Exercise aim:
Copy everything from the line with "Output the Python" down to the line with "3.7, 3.75, 3.8]", inclusive of both, exactly as written; leave out all pictures.

Charts and diagrams as code
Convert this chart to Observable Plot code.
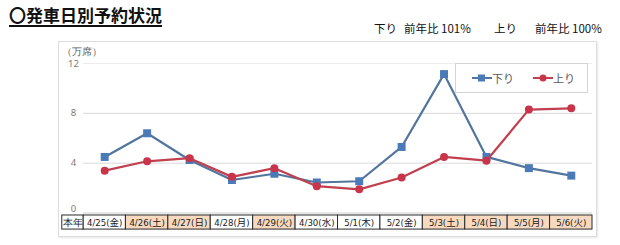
<!DOCTYPE html>
<html><head><meta charset="utf-8">
<script src="https://cdn.jsdelivr.net/npm/d3@7"></script>
<script src="https://cdn.jsdelivr.net/npm/@observablehq/plot@0.6"></script>
<style>
body{margin:0;background:#fff;width:620px;height:245px;overflow:hidden;position:relative;font-family:"Noto Sans CJK JP","Noto Sans",sans-serif;}
#title{position:absolute;left:9px;top:2px;font-size:17px;font-weight:bold;text-decoration:underline;text-decoration-thickness:2px;text-underline-offset:3px;color:#111;white-space:nowrap}
.sub{position:absolute;top:20px;font-size:11.5px;color:#111;white-space:nowrap}
#frame{position:absolute;left:58px;top:41px;width:537px;height:194px;border:1px solid #dcdcdc;box-shadow:1px 1px 2px rgba(0,0,0,0.10)}
#chart{position:absolute;left:0;top:38px}
#legend{position:absolute;left:455px;top:63px;width:131px;height:28px;border:1px solid #d4d4d4;background:#fff;font-size:11px;color:#595959}
.item{position:absolute;top:6px;display:flex;align-items:center;white-space:nowrap}
</style>
</head><body>
<div id="title">〇発車日別予約状況</div>
<div class="sub" style="left:374px">下り</div>
<div class="sub" style="left:404px">前年比 101%</div>
<div class="sub" style="left:494px">上り</div>
<div class="sub" style="left:535px">前年比 100%</div>
<div id="frame"></div>
<div id="chart"></div>
<div id="legend">
  <div class="item" style="left:16px"><svg width="20" height="10"><line x1="0" y1="5" x2="20" y2="5" stroke="#52759e" stroke-width="2"/><rect x="6" y="1.5" width="7" height="7" fill="#4a7ab8"/></svg><span>下り</span></div>
  <div class="item" style="left:77px"><svg width="20" height="10"><line x1="0" y1="5" x2="20" y2="5" stroke="#c0404f" stroke-width="2"/><circle cx="10" cy="5" r="3.5" fill="#c8354a"/></svg><span>上り</span></div>
</div>
<script>
const days = ["4/25(金)","4/26(土)","4/27(日)","4/28(月)","4/29(火)","4/30(水)","5/1(木)","5/2(金)","5/3(土)","5/4(日)","5/5(月)","5/6(火)"];
const holidays = [false,true,true,false,true,false,false,false,true,true,true,true];
const down = [4.5,6.4,4.25,2.65,3.15,2.45,2.55,5.3,11.15,4.5,3.6,3.0];
const up = [3.4,4.15,4.4,2.9,3.6,2.15,1.9,2.85,4.5,4.2,8.3,8.4];
const yTicks = [0,4,8,12];
const rowLabel = "本年";
const unitLabel = "（万席）";

const blueLine = "#52759e", blueDot = "#4a7ab8";
const redLine = "#c0404f", redDot = "#c8354a";

const rows = days.map((d,i)=>({day:d, i, holiday:holidays[i], down:down[i], up:up[i]}));
const tTop = -0.2, tBot = -1.33;

const chart = Plot.plot({
  width: 620, height: 207,
  marginLeft: 83, marginRight: 28, marginTop: 25, marginBottom: 32.5,
  x: {type:"linear", domain:[-0.5, 11.5], axis:null},
  y: {domain:[0,12], axis:null},
  style: {background:"transparent", overflow:"visible"},
  marks: [
    Plot.ruleY(yTicks.filter(v=>v>0 && v<12), {stroke:"#d9d9d9", strokeWidth:1}),
    Plot.ruleY(yTicks.filter(v=>v===12), {stroke:"#ececec", strokeWidth:1}),
    Plot.ruleY([0], {stroke:"#cfcfcf"}),
    Plot.text(yTicks.filter(v=>v>0), {x:-0.5, y:d=>d, text:d=>String(d), textAnchor:"middle", dx:-10, fontSize:9.5, fill:"#7a7a7a"}),
    Plot.text(yTicks.filter(v=>v===0), {x:-0.5, y:d=>d, text:d=>String(d), textAnchor:"middle", dx:-10, dy:-4, fontSize:9.5, fill:"#7a7a7a"}),
    Plot.text([unitLabel], {frameAnchor:"top-left", dx:-22, dy:-16, textAnchor:"start", fontSize:10, fill:"#595959"}),
    Plot.rect(rows, {x1:d=>d.i-0.5, x2:d=>d.i+0.5, y1:tTop, y2:tBot, fill:d=>d.holiday?"#f6d9bf":"#fff", stroke:"#2a2a2a", strokeWidth:1}),
    Plot.rect([rowLabel], {x1:-1, x2:-0.5, y1:tTop, y2:tBot, fill:"#fff", stroke:"#2a2a2a", strokeWidth:1}),
    Plot.text(rows, {x:"i", y:(tTop+tBot)/2, text:"day", fontSize:9.5, fill:"#1a1a1a", fontFamily:"'Liberation Sans Narrow','DejaVu Sans Condensed','Noto Sans CJK JP',sans-serif"}),
    Plot.text([rowLabel], {x:-0.75, y:(tTop+tBot)/2, text:d=>d, fontSize:10, fill:"#1a1a1a"}),
    Plot.line(rows, {x:"i", y:"down", stroke:blueLine, strokeWidth:2.2}),
    Plot.dot(rows, {x:"i", y:"down", symbol:"square", fill:blueDot, r:4.5}),
    Plot.line(rows, {x:"i", y:"up", stroke:redLine, strokeWidth:2.2}),
    Plot.dot(rows, {x:"i", y:"up", symbol:"circle", fill:redDot, r:4})
  ]
});
document.getElementById("chart").appendChild(chart);
</script>
</body></html>
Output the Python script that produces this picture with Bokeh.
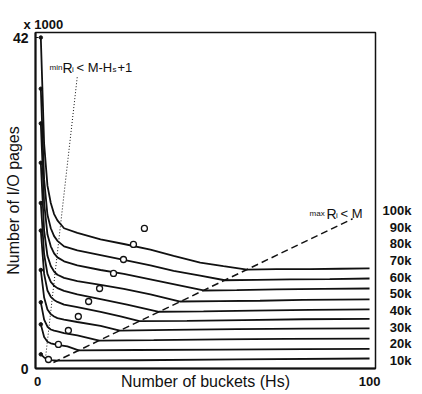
import math
from bokeh.plotting import figure
from bokeh.models import Range1d, FixedTicker, Label, LinearAxis
from bokeh.embed import file_html
from bokeh.resources import INLINE

# ---------------- data (x = number of buckets Hs, y = I/O pages x 1000) -------------
hs_100k = [1, 2, 3, 4, 5, 6, 8, 12, 19, 26, 34, 41, 49, 56, 63.1, 72, 82, 91, 100]
io_100k = [42.0, 28.5, 23.2, 21.0, 19.6, 18.8, 17.8, 17.2, 16.4, 15.8, 15.1, 14.3, 13.45, 13.0, 12.56, 12.6, 12.62, 12.66, 12.7]

hs_90k = [1, 2, 3, 4, 5, 6, 8, 12, 19, 26, 34, 41, 49, 56.4, 66, 76, 88, 100]
io_90k = [35.5, 24.0, 19.5, 17.8, 16.8, 16.2, 15.5, 15.0, 14.4, 13.8, 13.1, 12.4, 11.8, 11.2, 11.25, 11.3, 11.35, 11.42]

hs_80k = [1, 2, 3, 4, 5, 6, 8, 12, 19, 26, 34, 42, 50, 60, 72, 86, 100]
io_80k = [31.1, 21.0, 17.0, 15.5, 14.6, 14.1, 13.6, 13.1, 12.5, 12.0, 11.3, 10.6, 9.9, 9.95, 10.05, 10.1, 10.15]

hs_70k = [1, 2, 3, 4, 5, 6, 8, 12, 19, 26, 34, 43, 55, 67, 80, 100]
io_70k = [26.1, 17.5, 14.3, 13.0, 12.3, 11.9, 11.5, 11.1, 10.6, 10.1, 9.4, 8.5, 8.55, 8.6, 8.7, 8.76]

hs_60k = [1, 2, 3, 4, 5, 6, 8, 12, 19, 27, 36.6, 50, 65, 82, 100]
io_60k = [21.0, 14.5, 12.0, 11.0, 10.5, 10.2, 9.85, 9.4, 8.8, 8.1, 7.2, 7.25, 7.35, 7.45, 7.5]

hs_50k = [1, 2, 3, 4, 5, 6, 8, 12, 19, 25, 30.7, 45, 62, 80, 100]
io_50k = [17.5, 12.0, 9.9, 9.1, 8.7, 8.45, 8.1, 7.8, 7.2, 6.6, 6.0, 6.05, 6.15, 6.25, 6.3]

hs_40k = [1, 2, 3, 4, 5, 6, 8, 12, 19, 24.8, 40, 60, 80, 100]
io_40k = [12.5, 9.0, 7.5, 6.9, 6.6, 6.4, 6.2, 5.9, 5.4, 4.8, 4.9, 5.0, 5.05, 5.1]

hs_30k = [1, 2, 3, 4, 5, 6, 8, 12, 18.6, 35, 55, 75, 100]
io_30k = [8.4, 6.2, 5.3, 4.95, 4.8, 4.7, 4.5, 4.2, 3.55, 3.6, 3.7, 3.75, 3.8]

hs_20k = [1, 2, 3, 4, 6, 9, 12.4, 30, 55, 80, 100]
io_20k = [5.6, 4.0, 3.4, 3.2, 3.0, 2.8, 2.3, 2.35, 2.4, 2.45, 2.5]

hs_10k = [1, 2, 3, 4, 6, 30, 60, 100]
io_10k = [1.8, 1.4, 1.15, 1.05, 1.0, 1.05, 1.15, 1.27]

# optimum points (open circles), 10k .. 100k
hs_opt = [3.3, 6.3, 9.3, 12.3, 15.4, 18.7, 22.9, 25.9, 28.9, 32.2]
io_opt = [1.14, 3.05, 4.82, 6.6, 8.5, 10.15, 12.06, 13.83, 15.74, 17.77]

# constraint lines
hs_minR = [2.4, 12.0]
io_minR = [1.27, 37.1]
hs_maxR = [4.8, 94.9]
io_maxR = [0.76, 19.0]

curve_labels = ["100k", "90k", "80k", "70k", "60k", "50k", "40k", "30k", "20k", "10k"]
x_ticks = [0, 100]
y_ticks = [0, 42]

curves = [(hs_100k, io_100k), (hs_90k, io_90k), (hs_80k, io_80k), (hs_70k, io_70k),
          (hs_60k, io_60k), (hs_50k, io_50k), (hs_40k, io_40k), (hs_30k, io_30k),
          (hs_20k, io_20k), (hs_10k, io_10k)]

# ---------------- figure -------------
FONT = "Liberation Sans"
INK = "#111111"

def X(px):
    return (px - 37) / 3.32

def Y(py):
    return (368 - py) / 7.88

p = figure(width=422, height=394, x_range=Range1d(-0.6, 101.8), y_range=Range1d(0, 42.64),
           output_backend="svg", toolbar_location=None,
           min_border_left=35, min_border_right=47, min_border_top=32, min_border_bottom=26)
p.xgrid.visible = False
p.ygrid.visible = False
p.outline_line_color = INK
p.outline_line_width = 1.5
p.background_fill_color = "white"

p.title.text = "x 1000"
p.title.align = "left"
p.title.offset = -12
p.title.standoff = 2
p.title.text_font = FONT
p.title.text_font_size = "13px"
p.title.text_font_style = "bold"
p.title.text_color = INK

xa = p.xaxis[0]
xa.ticker = FixedTicker(ticks=x_ticks)
xa.major_label_text_font = FONT
xa.major_label_text_font_style = "bold"
xa.major_label_text_font_size = "13px"
xa.major_label_text_color = INK
xa.major_label_standoff = 8
xa.major_tick_out = 0
xa.major_tick_in = 0
xa.minor_tick_line_color = None
xa.axis_line_width = 2
xa.axis_line_color = INK
xa.axis_label = "Number of buckets (Hs)"
xa.axis_label_text_font = FONT
xa.axis_label_text_font_style = "normal"
xa.axis_label_text_font_size = "16px"
xa.axis_label_text_color = INK
xa.axis_label_standoff = -16

ya = p.yaxis[0]
ya.ticker = FixedTicker(ticks=y_ticks)
ya.major_label_text_font = FONT
ya.major_label_text_font_style = "bold"
ya.major_label_text_font_size = "14px"
ya.major_label_text_color = INK
ya.major_label_standoff = 7
ya.major_tick_out = 0
ya.major_tick_in = 3
ya.major_tick_line_color = INK
ya.minor_tick_line_color = None
ya.axis_line_width = 2
ya.axis_line_color = INK
ya.axis_label = "Number of I/O pages"
ya.axis_label_text_font = FONT
ya.axis_label_text_font_style = "normal"
ya.axis_label_text_font_size = "16px"
ya.axis_label_text_color = INK
ya.axis_label_standoff = -12

# right-hand curve labels as a right axis
label_pos = [Y(210 + i * 16.67) for i in range(len(curve_labels))]
ra = LinearAxis(ticker=FixedTicker(ticks=label_pos),
                major_label_overrides={v: (n if len(n) == 4 else "\u2007" + n)
                                       for v, n in zip(label_pos, curve_labels)})
ra.major_label_text_font = FONT
ra.major_label_text_font_style = "bold"
ra.major_label_text_font_size = "13px"
ra.major_label_text_color = INK
ra.major_label_standoff = 7
ra.major_tick_in = 0
ra.major_tick_out = 0
ra.major_tick_line_color = None
ra.minor_tick_line_color = None
ra.axis_line_color = None
p.add_layout(ra, "right")

for hs, io in curves:
    p.line(hs, io, line_width=1.8, line_color=INK)
p.scatter([c[0][0] for c in curves], [c[1][0] for c in curves], size=3.5,
          fill_color=INK, line_color=INK)

p.line(hs_minR, io_minR, line_width=1, line_color=INK, line_dash="1 2")
p.line(hs_maxR, io_maxR, line_width=1.5, line_color=INK, line_dash="7 4")

p.scatter(hs_opt, io_opt, marker="circle", size=6, fill_color="white",
          line_color=INK, line_width=1.3)

# ---------------- in-plot annotations -------------
def lab(px, py, text, size, align="left", baseline="alphabetic", style="normal"):
    p.add_layout(Label(x=X(px), y=Y(py), text=text, text_font=FONT,
                       text_font_size=f"{size}px", text_font_style=style,
                       text_color=INK, text_align=align, text_baseline=baseline))

# "min Ri < M-Hs+1"
lab(49, 67, "min", 8)
lab(62, 67, "R", 14)
lab(71.5, 69, "i", 8)
lab(76, 67, "< M-H", 13)
lab(112, 69, "s", 8)
lab(117, 67, "+1", 13)

# "max Ri < M"
lab(309, 213, "max", 8)
lab(326, 213, "R", 14)
lab(335.5, 215, "i", 8)
lab(340, 213, "< M", 13)

open("out.html", "w").write(file_html(p, INLINE))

Expected output:
Output the Python script that produces this picture with Bokeh.
import math
from bokeh.plotting import figure
from bokeh.models import Range1d, FixedTicker, Label, LinearAxis
from bokeh.embed import file_html
from bokeh.resources import INLINE

# ---------------- data (x = number of buckets Hs, y = I/O pages x 1000) -------------
hs_100k = [1, 2, 3, 4, 5, 6, 8, 12, 19, 26, 34, 41, 49, 56, 63.1, 72, 82, 91, 100]
io_100k = [42.0, 28.5, 23.2, 21.0, 19.6, 18.8, 17.8, 17.2, 16.4, 15.8, 15.1, 14.3, 13.45, 13.0, 12.56, 12.6, 12.62, 12.66, 12.7]

hs_90k = [1, 2, 3, 4, 5, 6, 8, 12, 19, 26, 34, 41, 49, 56.4, 66, 76, 88, 100]
io_90k = [35.5, 24.0, 19.5, 17.8, 16.8, 16.2, 15.5, 15.0, 14.4, 13.8, 13.1, 12.4, 11.8, 11.2, 11.25, 11.3, 11.35, 11.42]

hs_80k = [1, 2, 3, 4, 5, 6, 8, 12, 19, 26, 34, 42, 50, 60, 72, 86, 100]
io_80k = [31.1, 21.0, 17.0, 15.5, 14.6, 14.1, 13.6, 13.1, 12.5, 12.0, 11.3, 10.6, 9.9, 9.95, 10.05, 10.1, 10.15]

hs_70k = [1, 2, 3, 4, 5, 6, 8, 12, 19, 26, 34, 43, 55, 67, 80, 100]
io_70k = [26.1, 17.5, 14.3, 13.0, 12.3, 11.9, 11.5, 11.1, 10.6, 10.1, 9.4, 8.5, 8.55, 8.6, 8.7, 8.76]

hs_60k = [1, 2, 3, 4, 5, 6, 8, 12, 19, 27, 36.6, 50, 65, 82, 100]
io_60k = [21.0, 14.5, 12.0, 11.0, 10.5, 10.2, 9.85, 9.4, 8.8, 8.1, 7.2, 7.25, 7.35, 7.45, 7.5]

hs_50k = [1, 2, 3, 4, 5, 6, 8, 12, 19, 25, 30.7, 45, 62, 80, 100]
io_50k = [17.5, 12.0, 9.9, 9.1, 8.7, 8.45, 8.1, 7.8, 7.2, 6.6, 6.0, 6.05, 6.15, 6.25, 6.3]

hs_40k = [1, 2, 3, 4, 5, 6, 8, 12, 19, 24.8, 40, 60, 80, 100]
io_40k = [12.5, 9.0, 7.5, 6.9, 6.6, 6.4, 6.2, 5.9, 5.4, 4.8, 4.9, 5.0, 5.05, 5.1]

hs_30k = [1, 2, 3, 4, 5, 6, 8, 12, 18.6, 35, 55, 75, 100]
io_30k = [8.4, 6.2, 5.3, 4.95, 4.8, 4.7, 4.5, 4.2, 3.55, 3.6, 3.7, 3.75, 3.8]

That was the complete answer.